Jukes’ powerful metaphor is a great way to frame the impact that even a few committed teachers can make on a school. After my last two posts, in which I shared a few indictments of current schooling practices, I need to give a more positive message on the value of commitment on the process of change and school improvement.

Here is Ian’s post:

A blue whale is the largest mammal on earth. The adult blue whale is the length of 2½ Greyhound buses and weighs more than a fully loaded 737. A little known fact is that a blue whale is so large that when it decides to turnaround, it can take 3 to 5 minutes to turn 180 degrees in the opposite direction.

As a result, some people have drawn a strong parallel between blue whales and our school system. It just seems to take forever to turn them around. There as some people who just don’t believe the public school system can be turned around.

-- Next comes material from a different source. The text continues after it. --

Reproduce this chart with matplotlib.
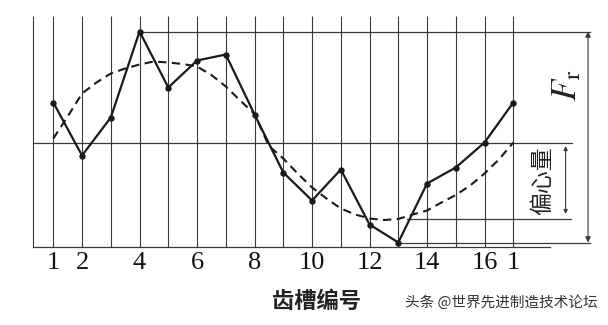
import matplotlib
matplotlib.use("Agg")
import matplotlib.pyplot as plt
import numpy as np

# ---- data -------------------------------------------------------------
slots = list(range(1, 18))                      # slot positions (17 = back to slot 1)
runout = [4.0, -1.3, 2.5, 11.1, 5.5, 8.2, 8.8, 2.8, -3.0,
          -5.8, -2.7, -8.2, -10.0, -4.1, -2.5, 0.0, 4.0]
tick_pos = [1, 2, 4, 6, 8, 10, 12, 14, 16, 17]
tick_labels = ["1", "2", "4", "6", "8", "10", "12", "14", "16", "1"]

# dashed eccentricity curve, read at half-slot steps
ecc_pos = [1, 1.5, 2, 2.5, 3, 3.5, 4, 4.5, 5, 5.5, 6, 6.5, 7, 7.5, 8, 8.5,
           9, 9.5, 10, 10.5, 11, 11.5, 12, 12.5, 13, 13.5, 14, 14.5, 15, 15.5,
           16, 16.5, 17]
ecc_val = [0.4, 2.6, 4.9, 6.0, 6.9, 7.4, 7.8, 8.1, 8.0, 7.85, 7.6, 6.75, 5.6,
           4.2, 2.85, -0.35, -1.6, -3.1, -4.5, -5.6, -6.6, -7.2, -7.6, -7.75,
           -7.65, -7.2, -6.8, -6.0, -5.25, -4.3, -3.1, -1.7, 0.0]
ecc_low = -7.6

xlabel = "齿槽编号"
ecc_label = "偏心量"
watermark = "头条 @世界先进制造技术论坛"

# ---- figure -----------------------------------------------------------
W, H = 608, 325
fig = plt.figure(figsize=(W / 100, H / 100), dpi=100)
ax = fig.add_axes([0, 0, 1, 1])
ax.axis("off")
# pixel mapping: x_pix = 53.3 + (p-1)*28.75 ; y_pix = 142.5 - 10*v
ax.set_xlim(1 - 53.3 / 28.75, 1 + (W - 53.3) / 28.75)
ax.set_ylim(-(H - 142.5) / 10, 142.5 / 10)

gcol = "#3a3a3a"
lcol = "#1a1a1a"
vmax, vmin = max(runout), min(runout)
i_max, i_min = slots[runout.index(vmax)], slots[runout.index(vmin)]

frame_left = 0.28
frame_bottom = -10.45
grid_top = 12.65

# vertical grid lines
for p in [frame_left] + slots:
    ax.plot([p, p], [frame_bottom, grid_top], color=gcol, lw=0.8,
            solid_capstyle="butt", zorder=1)
# bottom frame
ax.plot([frame_left, 18.27], [frame_bottom, frame_bottom], color=gcol, lw=0.9, zorder=1)
# middle (zero) line
ax.plot([frame_left, 19.05], [0, 0], color=gcol, lw=0.9, zorder=1)
# max / min lines
ax.plot([i_max, 19.67], [vmax, vmax], color=gcol, lw=0.9, zorder=1)
ax.plot([i_min, 19.67], [vmin, vmin], color=gcol, lw=0.9, zorder=1)
# lower eccentricity line
ax.plot([13.3, 19.0], [ecc_low, ecc_low], color=gcol, lw=0.9, zorder=1)

# dashed eccentricity curve
ax.plot(ecc_pos, ecc_val, color=lcol, lw=1.5, ls=(0, (4, 2.6)), zorder=2)

# measured runout
ax.plot(slots, runout, color=lcol, lw=1.6, marker="o", ms=3.6, zorder=3)

# arrows
arr = dict(arrowstyle="<|-|>", color=gcol, lw=0.8, mutation_scale=8,
           shrinkA=0, shrinkB=0)
ax.annotate("", xy=(19.6, vmax), xytext=(19.6, vmin), arrowprops=arr)
ax.annotate("", xy=(18.82, -0.35), xytext=(18.82, ecc_low + 0.45),
            arrowprops=dict(arr, mutation_scale=6))

# labels
ax.text(18.02, -3.85, ecc_label, rotation=90, ha="center", va="center",
        fontsize=16.5, family=["Noto Sans CJK SC", "DejaVu Sans"], color="#222")
ax.text(18.85, 5.7, r"$F_{\mathrm{r}}$", rotation=90, ha="center", va="center",
        fontsize=25, math_fontfamily="stix", color="#222")

for p, t in zip(tick_pos, tick_labels):
    ax.text(p, -12.05, t, ha="center", va="center", fontsize=19,
            family="Liberation Serif", color="#111")

ax.text(10.16, -15.9, xlabel, ha="center", va="center", fontsize=16,
        fontweight="bold", family=["Noto Sans CJK SC", "DejaVu Sans"], color="#222")
ax.text(1 + (598 - 53.3) / 28.75, -15.95, watermark, ha="right", va="center",
        fontsize=10.5, family=["Noto Sans CJK SC", "DejaVu Sans"], color="#333")

fig.savefig("out.png", dpi=100, facecolor="white")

But compare the way a blue whale turns around (slowly) with how a school of. . . Sardines – which is the same or even greater mass than a blue whale. . . A school of sardines can almost turn instantly around – how do they do it?

The answer is simple. If you take a careful look at a school of sardines you will notice that although all the fish appear to be swimming in the same direction, at any one time, there will be a small group of sardines swimming in the opposite direction against the flow. As they swim in the opposite direction they create conflict, friction, and discomfort for the rest of the school.

But when a critical mass of truly committed sardines is reached – not a number like 50 percent to 80 percent of the school, but only 15 to 20 percent who are totally committed to a new direction – the rest of the school suddenly turns and goes with them? Almost instantly!

Meaningful change begins with a small group of people truly committed to make meaningful change.

This metaphor is accurate. A relatively small number of parents across the nation chose to opt their children out of standardized tests last spring. As a result, I believe that this has provided a strong impetus behind the recent movement for ESEA reauthorization (NCLB) at the federal level.

Are you the type of educator willing to go against the flow, create some healthy conflict, and turn your school in a more positive direction?

If yes, we need your leadership, passion, and conviction. Be a committed sardine!